The Minister of Finance has not provided an update on the merger and IPO since last year’s budget presentation. Last week’s notice stated that the transaction had taken the NIB’s stake in the HMB to 66.25 per cent. The NIB also owns 51 per cent of TTMF The Central Bank’s divestment of its stake in HMB leaves the institution with four other investors: Republic Bank with 24 per cent, Scotiabank with six per cent, Tatil Life with 3.1 per cent and British American Insurance Company with 0.6 per cent.
Questioned on Thursday on why its stake in HMB had been sold, an official of the Central Bank said: “HMB has been identified as one of five systemically important financial institutions (SIFIs) to be regulated and supervised by the Central Bank. To avoid perceived or actual conflict of interest both as a regulator and a shareholder, the Central Bank took the decision to sell its shareholding in HMB.”
Asked whether the Central Bank will dispose of shares in other SIFIs, the spokesperson said: “The Central Bank does not hold shares in other SIFIs.” The SIFIs identified by the Central Bank last year were the Unit Trust Corporation, Agricultural Development Bank, NIB, TTMF and HMB. The Central Bank was one of the initial capital contributors to the Unit Trust Corporation.
Questioned on how much the HMB shares were sold for and the valuation metric used by the parties, the Central Bank said that it was “constrained to reveal the specific details of the transaction but advises that an independent valuation of HMB shares was conducted by a reputable, international accounting firm.” The HMB declared profit after taxation of $80.3 million in 2013, a 53 per cent increase over its profitability in 2012, when the bank made $52.4 million.
At the end of 2013, HMB’s assets stood totalled $1.968 billion, up from $1.747 billion and its shareholder’s equity has increased by 39 per cent to $918 million up from $660 million in 2012. Its earnings per share increased by 53 per cent to $5.02 from $3.27 in the prior year, with the HMB paying out $0.55 in dividends in November 2013, based on its 2012 results.

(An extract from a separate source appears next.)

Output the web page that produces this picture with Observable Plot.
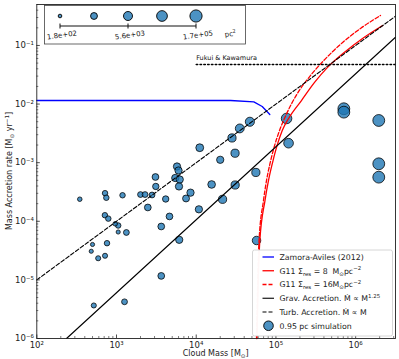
<!DOCTYPE html>
<html><head><meta charset="utf-8">
<script src="https://cdn.jsdelivr.net/npm/d3@7"></script>
<script src="https://cdn.jsdelivr.net/npm/@observablehq/plot@0.6"></script>
<style>
body{margin:0;background:#fff;}
#chart{width:399px;height:359px;}
</style></head><body><div id="chart"></div>
<script>
// 0.95 pc simulation clouds: mass [Msun], accretion rate [Msun/yr], area [pc^2]
const simMass = [346,718,745,1190,715,789,964,1050,1050,1330,
  500,760,482,589,718,519,1260,2000,2280,2790,
  3080,3110,2470,4140,4620,3640,5740,6000,5460,6210,
  6080,7450,8480,11070,10800,15600,20000,21400,6120,3640,
  47100,35200,28100,30700,56000,30800,1.36e5,1.44e5,7.11e5,7.11e5,
  1.95e6,1.95e6,1.95e6,57100];
const simRate = [2.38e-4,3.02e-4,2.52e-4,2.78e-4,1.27e-4,1.11e-4,9.06e-5,8.47e-5,6.56e-5,6.44e-5,
  4.02e-5,4.23e-5,3.08e-5,2.34e-5,2.58e-5,3.66e-6,4.23e-6,2.86e-4,2.86e-4,2.81e-4,
  5.70e-4,3.93e-4,1.72e-4,2.40e-4,1.21e-4,8.15e-5,8.61e-4,7.36e-4,5.48e-4,5.16e-4,
  3.93e-4,2.45e-4,3.08e-4,1.80e-3,1.60e-4,4.25e-4,1.12e-3,2.37e-4,4.83e-5,1.17e-5,
  4.99e-3,3.84e-3,2.64e-3,1.45e-3,6.81e-4,4.16e-4,5.68e-3,2.15e-3,8.32e-3,7.28e-3,
  5.25e-3,9.57e-4,5.66e-4,4.70e-5];
const simArea = [260,420,420,420,420,420,260,420,220,510,
  220,420,220,340,340,340,510,510,510,510,
  920,720,920,720,920,920,1350,1350,1350,1350,
  1350,1040,1350,2050,1350,1780,1350,2760,1350,920,
  6100,5000,2760,2760,2760,2760,25000,10200,111000,111000,
  111000,111000,111000,3500];

// Zamora-Aviles (2012)
const zamoraMass = [100, 2.7e4, 5.28e4, 6.73e4, 8.38e4];
const zamoraRate = [0.0115, 0.0115, 0.0109, 9.1e-3, 6.65e-3];

// G11 Sigma_res = 8
const g11aMass = [57900,59640,62800,72900,80700,89900,101900,120000,144000,209000,305000,444000,746000,1.22e6,2.18e6];
const g11aRate = [1e-6,6.59e-6,4.70e-5,2.26e-4,4.97e-4,9.57e-4,1.84e-3,3.54e-3,5.68e-3,0.0115,0.0234,0.0422,0.0790,0.1315,0.219];
// G11 Sigma_res = 16
const g11bMass = [57100,58700,61400,69800,76200,84300,94700,111000,136000,185000,272000,399000,686000,1.15e6,2.05e6];
const g11bRate = [1e-6,6.59e-6,4.70e-5,2.26e-4,4.97e-4,9.69e-4,1.82e-3,3.54e-3,6.83e-3,0.0150,0.0308,0.0555,0.1125,0.195,0.325];

// Grav. accretion (M^1.25) and turb. accretion (M)
const gravMass = [236, 3.162e6];
const gravRate = [1e-6, 0.138];
const turbMass = [100, 3.162e6];
const turbRate = [1e-5, 0.316];

// Fukui & Kawamura level
const fkMass = [1e4, 3.162e6];
const fkRate = [0.0474, 0.0474];

// ticks
const xMajor = [1e2,1e3,1e4,1e5,1e6];
const xMajorLabels = ["10²","10³","10⁴","10⁵","10⁶"];
const yMajor = [1e-6,1e-5,1e-4,1e-3,1e-2,1e-1];
const yMajorLabels = ["10⁻⁶","10⁻⁵","10⁻⁴","10⁻³","10⁻²","10⁻¹"];
const sizeLegendValues = [180, 1000, 5600, 31000, 170000];
const sizeLegendLabels = ["1.8e+02","","5.6e+03","","1.7e+05"];

const xDomain = [100, 3.162e6], yDomain = [1e-6, 0.5];
const xMinor = [], yMinor = [];
for (let e = 2; e <= 6; e++) for (let k = 2; k <= 9; k++) { const v = k * 10 ** e; if (v <= xDomain[1]) xMinor.push(v); }
for (let e = -6; e <= -1; e++) for (let k = 2; k <= 9; k++) { const v = k * 10 ** e; if (v <= yDomain[1]) yMinor.push(v); }

const zip = (a, b) => a.map((v, i) => ({m: v, r: b[i]}));
const sim = simMass.map((m, i) => ({m, r: simRate[i], area: simArea[i]}));
const rVal = a => Math.log10(a) - 1.963;

const W = 399, H = 359, mL = 36.3, mR = 4, mT = 4, mB = 21;
const fw = W - mL - mR, fh = H - mT - mB;

const plot = Plot.plot({
  width: W, height: H,
  marginLeft: mL, marginRight: mR, marginTop: mT, marginBottom: mB,
  x: {type: "log", domain: xDomain},
  y: {type: "log", domain: yDomain},
  r: {type: "sqrt", domain: [0, 3.267], range: [0, 6.1]},
  style: {fontFamily: "DejaVu Sans, sans-serif", fontSize: "8px", background: "white", color: "#222"},
  marks: [
    Plot.dot(sim, {x: "m", y: "r", r: d => rVal(d.area), fill: "#1f77b4", fillOpacity: 0.8, stroke: "#000", strokeOpacity: 0.85, strokeWidth: 0.9}),
    Plot.line(zip(zamoraMass, zamoraRate), {x: "m", y: "r", stroke: "blue", strokeWidth: 1.3}),
    Plot.line(zip(g11aMass, g11aRate), {x: "m", y: "r", stroke: "red", strokeWidth: 1.3, curve: "monotone-x"}),
    Plot.line(zip(g11bMass, g11bRate), {x: "m", y: "r", stroke: "red", strokeWidth: 1.3, strokeDasharray: "4,2", curve: "monotone-x"}),
    Plot.line(zip(gravMass, gravRate), {x: "m", y: "r", stroke: "black", strokeWidth: 1.1}),
    Plot.line(zip(turbMass, turbRate), {x: "m", y: "r", stroke: "black", strokeWidth: 1.1, strokeDasharray: "4,2"}),
    Plot.line(zip(fkMass, fkRate), {x: "m", y: "r", stroke: "black", strokeWidth: 1.5, strokeDasharray: "1.5,2.3"}),
    Plot.text([{m: fkMass[0], r: fkRate[0]}], {x: "m", y: "r", text: () => "Fukui & Kawamura", textAnchor: "start", dy: -7, fontSize: 6.5, fill: "#111"}),
    Plot.tickX(xMajor, {x: d => d, insetTop: fh - 3.5, stroke: "#222", strokeWidth: 0.8}),
    Plot.tickX(xMinor, {x: d => d, insetTop: fh - 2, stroke: "#222", strokeWidth: 0.6}),
    Plot.tickY(yMajor, {y: d => d, insetRight: fw - 3.5, stroke: "#222", strokeWidth: 0.8}),
    Plot.tickY(yMinor, {y: d => d, insetRight: fw - 2, stroke: "#222", strokeWidth: 0.6}),
    Plot.axisX(xMajor, {tickSize: 0, tickPadding: 3, tickFormat: d => xMajorLabels[xMajor.indexOf(d)], fontSize: 8.5, label: null}),
    Plot.axisY(yMajor, {tickSize: 0, tickPadding: 3, tickFormat: d => yMajorLabels[yMajor.indexOf(d)], fontSize: 8.5, label: null}),
    Plot.frame({stroke: "#222", strokeWidth: 0.9})
  ]
});
document.getElementById("chart").appendChild(plot);

const svg = d3.select(plot);
const font = "DejaVu Sans, sans-serif";
function rich(sel, parts, size) {
  let shift = 0;
  parts.forEach(([t, k]) => {
    const target = k === "sub" ? size * 0.25 : k === "sup" ? -size * 0.4 : 0;
    sel.append("tspan").attr("dy", target - shift).attr("font-size", k === "n" ? size : size * 0.7).text(t);
    shift = target;
  });
}

// axis labels
const xl = svg.append("text").attr("x", mL + fw / 2).attr("y", 356).attr("text-anchor", "middle")
  .attr("font-family", font).attr("fill", "#222");
rich(xl, [["Cloud Mass [M", "n"], ["⊙", "sub"], ["]", "n"]], 8);
const yl = svg.append("text").attr("transform", `translate(12,${mT + fh / 2}) rotate(-90)`).attr("text-anchor", "middle")
  .attr("font-family", font).attr("fill", "#222");
rich(yl, [["Mass Accretion rate [M", "n"], ["⊙", "sub"], [" yr", "n"], ["−1", "sup"], ["]", "n"]], 8);

// size legend (top-left)
const rScale = plot.scale("r");
const sl = svg.append("g").attr("font-family", font);
sl.append("rect").attr("x", 44.5).attr("y", 5.5).attr("width", 201).attr("height", 38.5)
  .attr("fill", "white").attr("stroke", "#444").attr("stroke-width", 0.8);
const slX = [60, 94, 128, 162, 196];
sizeLegendValues.forEach((v, i) => {
  sl.append("circle").attr("cx", slX[i]).attr("cy", 16).attr("r", rScale.apply(rVal(v)))
    .attr("fill", "#1f77b4").attr("fill-opacity", 0.8).attr("stroke", "#000").attr("stroke-width", 0.9);
});
sl.append("line").attr("x1", 60).attr("x2", 196).attr("y1", 26).attr("y2", 26).attr("stroke", "#111").attr("stroke-width", 1);
[0, 2, 4].forEach(i => {
  sl.append("line").attr("x1", slX[i]).attr("x2", slX[i]).attr("y1", 23.5).attr("y2", 28.5).attr("stroke", "#111").attr("stroke-width", 1);
  sl.append("text").attr("transform", `translate(${slX[i] + 2},35.5) rotate(-8)`).attr("text-anchor", "middle")
    .attr("dominant-baseline", "middle").attr("font-size", 7).attr("fill", "#222").text(sizeLegendLabels[i]);
});
const pc = sl.append("text").attr("transform", "translate(225,37) rotate(-8)").attr("text-anchor", "start").attr("fill", "#222");
rich(pc, [["pc", "n"], ["2", "sup"]], 7);

// line legend (bottom-right)
const lg = svg.append("g").attr("font-family", font).attr("text-anchor", "start");
lg.append("rect").attr("x", 252.5).attr("y", 250).attr("width", 140).attr("height", 86).attr("rx", 2)
  .attr("fill", "white").attr("fill-opacity", 0.97).attr("stroke", "#ccc").attr("stroke-width", 0.8);
const entries = [
  {stroke: "blue", dash: null, w: 1.3, parts: [["Zamora-Aviles (2012)", "n"]]},
  {stroke: "red", dash: null, w: 1.3, parts: [["G11 Σ", "n"], ["res", "sub"], [" = 8  M", "n"], ["⊙", "sub"], ["pc", "n"], ["−2", "sup"]]},
  {stroke: "red", dash: "4,2", w: 1.3, parts: [["G11 Σ", "n"], ["res", "sub"], [" = 16M", "n"], ["⊙", "sub"], ["pc", "n"], ["−2", "sup"]]},
  {stroke: "black", dash: null, w: 1.1, parts: [["Grav. Accretion. Ṁ ∝ M", "n"], ["1.25", "sup"]]},
  {stroke: "black", dash: "4,2", w: 1.1, parts: [["Turb. Accretion. Ṁ ∝ M", "n"]]},
  {dot: true, parts: [["0.95 pc simulation", "n"]]}
];
entries.forEach((e, i) => {
  const y = 257 + i * 13.75;
  if (e.dot) {
    lg.append("circle").attr("cx", 268.5).attr("cy", y).attr("r", 4.8)
      .attr("fill", "#1f77b4").attr("fill-opacity", 0.8).attr("stroke", "#000").attr("stroke-width", 0.9);
  } else {
    lg.append("line").attr("x1", 262.5).attr("x2", 274).attr("y1", y).attr("y2", y)
      .attr("stroke", e.stroke).attr("stroke-width", e.w).attr("stroke-dasharray", e.dash);
  }
  const t = lg.append("text").attr("x", 279.5).attr("y", y + 2.8).attr("text-anchor", "start").attr("fill", "#222");
  rich(t, e.parts, 7.8);
});
</script></body></html>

In a chairman’s report, HMB’s chair Joshey Mahabir stated: “During 2013, the Bank realised the benefits of the strategic decision taken previously to refinance its funding liabilities, which enabled the Bank to achieve a more competitive cost of funding. As a result of this new funding strategy, the Bank was able to compete in the mortgage market to acquire over $100 million in new mortgage business.”